Other notes are more sarcastic, saying things like "Please!" "HA!!". One time I tried to think about what the person looked like that wrote "Don't be a ninny" in the margins of The Life of Emily Dickinson.
Students are less detailed only leaving few marks on the margins. One wrote "Metaphor" next to Eliot's stanza. Another one writes "Irony" repeatedly in A Modest Proposal.
Some are like fans cheering from bleachers, shouting things like "Absolutely" "Yes." "Bull's-eye" to authors such as Duns Scouts and James Baldwin. Different punctuation marks rain along the sides of the page.
If you have gone through school and haven't annotated the use of "Man vs. Nature", now is the time to take the steps to make those connections.
Everyone has used the margins to write notes and some only because they didn't want to be lazily reading, but we have our marks on the page.
Even Irish monks in ancient times wrote notes along the margins of gospels about daily things such as the pains of copying, birds singing, or the sun shining through their window. These anonymous men left impressions lasting longer than themselves
And people say you haven't fully experienced Jonathon Reynolds' writing until you have read this work engulfed with Blake's furious markings.

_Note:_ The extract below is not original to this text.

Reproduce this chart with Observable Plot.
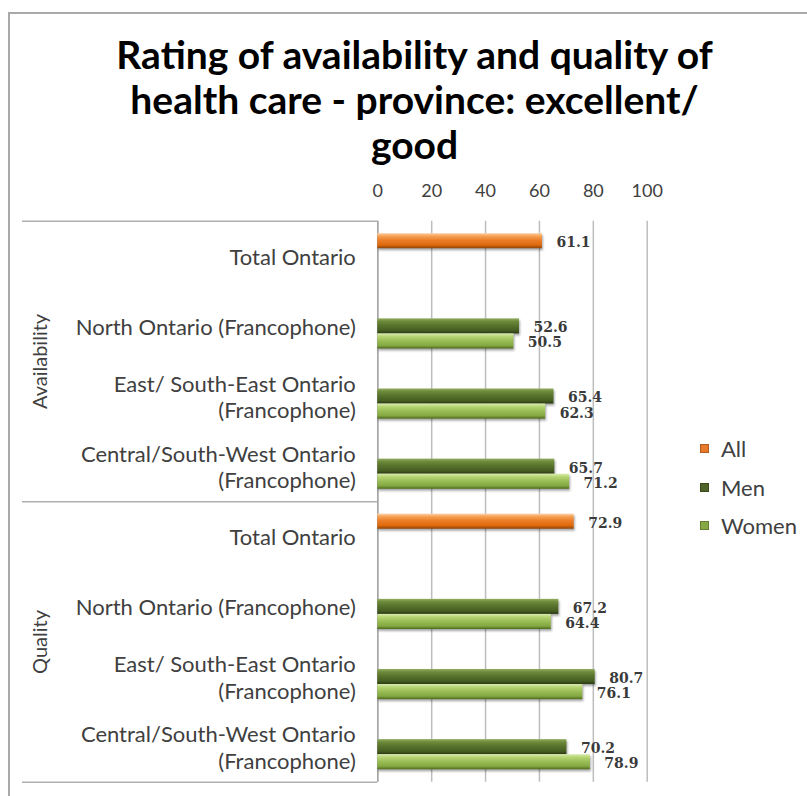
<!DOCTYPE html>
<html><head><meta charset="utf-8">
<script src="https://cdn.jsdelivr.net/npm/d3@7"></script>
<script src="https://cdn.jsdelivr.net/npm/@observablehq/plot@0.6"></script>
<style>
html,body{margin:0;padding:0;background:#fff;}
#page{position:relative;width:807px;height:796px;overflow:hidden;background:#fff;font-family:Lato,sans-serif;}
#frame{position:absolute;left:8px;top:12px;width:900px;height:900px;border-left:2px solid #a9a9a9;border-top:2px solid #a9a9a9;}
#title{position:absolute;left:0;top:32px;width:807px;padding-left:22px;box-sizing:border-box;text-align:center;font-family:Lato,sans-serif;font-weight:bold;font-size:39px;line-height:45px;color:#000;white-space:nowrap;}
#chart{position:absolute;left:0;top:170px;}
.lg{position:absolute;left:700px;height:24px;display:flex;align-items:center;font-family:Lato,sans-serif;font-size:22px;color:#404040;}
.lg span.sw{display:inline-block;width:7px;height:7px;margin-right:12px;border:1px solid rgba(0,0,0,0.25);}
#chart g[aria-label="rect"]{filter:drop-shadow(1px 2px 1.2px rgba(0,0,0,0.35));}
</style>
</head><body>
<svg width="0" height="0" style="position:absolute">
  <defs>
    <linearGradient id="gAll" x1="0" y1="0" x2="0" y2="1">
      <stop offset="0" stop-color="#fcd2ac"/>
      <stop offset="0.18" stop-color="#f7a458"/>
      <stop offset="0.45" stop-color="#ec7e2a"/>
      <stop offset="0.78" stop-color="#e06a0c"/>
      <stop offset="1" stop-color="#8e4206"/>
    </linearGradient>
    <linearGradient id="gMen" x1="0" y1="0" x2="0" y2="1">
      <stop offset="0" stop-color="#93ad62"/>
      <stop offset="0.2" stop-color="#6c8a3a"/>
      <stop offset="0.5" stop-color="#56712b"/>
      <stop offset="0.8" stop-color="#465e22"/>
      <stop offset="1" stop-color="#2a3a12"/>
    </linearGradient>
    <linearGradient id="gWomen" x1="0" y1="0" x2="0" y2="1">
      <stop offset="0" stop-color="#dcedb0"/>
      <stop offset="0.2" stop-color="#b6d574"/>
      <stop offset="0.5" stop-color="#99bc55"/>
      <stop offset="0.8" stop-color="#84a842"/>
      <stop offset="1" stop-color="#4f6a1c"/>
    </linearGradient>
  </defs>
</svg>
<div id="page">
  <div id="frame"></div>
  <div id="title">Rating of availability and quality of<br>health care - province: excellent/<br>good</div>
  <div id="chart"></div>
  <div id="legend"></div>
</div>
<script>
// ---- data ----
const groups = ["Availability", "Quality"];
const regions = [
  "Total Ontario",
  "North Ontario (Francophone)",
  "East/ South-East Ontario\n(Francophone)",
  "Central/South-West Ontario\n(Francophone)"
];
const seriesNames = ["All", "Men", "Women"];
const allValues = [61.1, 72.9];            // Total Ontario: Availability, Quality
const menAvailability = [52.6, 65.4, 65.7];   // North, East/SE, Central/SW
const womenAvailability = [50.5, 62.3, 71.2];
const menQuality = [67.2, 80.7, 70.2];
const womenQuality = [64.4, 76.1, 78.9];
const xTicks = [0, 20, 40, 60, 80, 100];

// ---- layout / style ----
const W = 807, H = 626;
const mL = 377.3, mR = 160.3, mT = 50.7, mB = 14.3;
const slotStart = 0.1775, slotSize = 0.215;
const seriesFill = {All: "url(#gAll)", Men: "url(#gMen)", Women: "url(#gWomen)"};
const seriesSwatch = {All: "#e8782a", Men: "#4f6228", Women: "#86a845"};

// ---- build rows ----
const rows = [];
const rowLabels = [];
groups.forEach((g, gi) => {
  regions.forEach(r => rowLabels.push(r));
  rows.push({group: g, row: gi * 4, series: "All", slot: 0, value: allValues[gi]});
  const men = gi === 0 ? menAvailability : menQuality;
  const women = gi === 0 ? womenAvailability : womenQuality;
  men.forEach((v, k) => rows.push({group: g, row: gi * 4 + 1 + k, series: "Men", slot: 1, value: v}));
  women.forEach((v, k) => rows.push({group: g, row: gi * 4 + 1 + k, series: "Women", slot: 2, value: v}));
});
rows.forEach(d => {
  d.y1 = d.row - 0.5 + slotStart + slotSize * d.slot;
  d.y2 = d.y1 + slotSize;
  d.ym = (d.y1 + d.y2) / 2;
});
const groupBounds = groups.map((g, gi) => gi * 4 - 0.5).concat([groups.length * 4 - 0.5]);
const groupCenters = groups.map((g, gi) => gi * 4 + 1.5);

const chart = Plot.plot({
  width: W, height: H,
  marginLeft: mL, marginRight: mR, marginTop: mT, marginBottom: mB,
  style: {fontFamily: "Lato, sans-serif", color: "#404040", background: "transparent", overflow: "visible"},
  x: {domain: [0, 100]},
  y: {type: "linear", domain: [-0.5, rowLabels.length - 0.5], reverse: true},
  marks: [
    Plot.gridX(xTicks, {stroke: "#bdbdbd", strokeOpacity: 1, strokeWidth: 1.5}),
    Plot.ruleX([0], {stroke: "#a6a6a6", strokeWidth: 1.5}),
    Plot.ruleY(groupBounds, {stroke: "#b0b0b0", strokeWidth: 1.5, insetLeft: 22 - mL, insetRight: W - mR - mL}),
    Plot.axisX({anchor: "top", ticks: xTicks, tickSize: 0, tickPadding: 24, fontSize: 18, label: null}),
    Plot.axisY({ticks: d3.range(rowLabels.length), tickFormat: i => rowLabels[i], tickSize: 0, tickPadding: 22, fontSize: 22, lineHeight: 1.2, label: null}),
    Plot.text(groups, {y: (d, i) => groupCenters[i], text: d => d, frameAnchor: "left", textAnchor: "middle", dx: 40 - mL, rotate: -90, fontSize: 20, fill: "#404040"}),
    ...seriesNames.map(s => Plot.rectX(rows.filter(d => d.series === s), {x1: 0, x2: "value", y1: "y1", y2: "y2", fill: seriesFill[s]})),
    Plot.text(rows, {x: "value", y: "ym", text: d => d.value.toFixed(1), textAnchor: "start", dx: 14, dy: 1.5, fontFamily: "DejaVu Serif", fontWeight: "bold", fontSize: 14, fill: "#3a3a3a"})
  ]
});
document.getElementById("chart").appendChild(chart);

// legend
const legendY = [448, 487, 525];
const lg = document.getElementById("legend");
seriesNames.forEach((s, i) => {
  const div = document.createElement("div");
  div.className = "lg";
  div.style.top = (legendY[i] - 12) + "px";
  div.innerHTML = `<span class="sw" style="background:${seriesSwatch[s]}"></span>${s}`;
  lg.appendChild(div);
});
</script>
</body></html>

The annotation that I think of most of the time, that I can never remove, was written in Catcher in the Rye that I borrowed from the library on a slow, hot summer day. It was the beginning of high school, I was reading books on my parent's couch in the living room, I felt very lonely and the world seemed so much bigger, when I read the annotation, next to some greasy smeared marks that was written in pencil by a girl that sounds beautiful although I would never see her- "Excuse the egg salas stains, but I'm in love."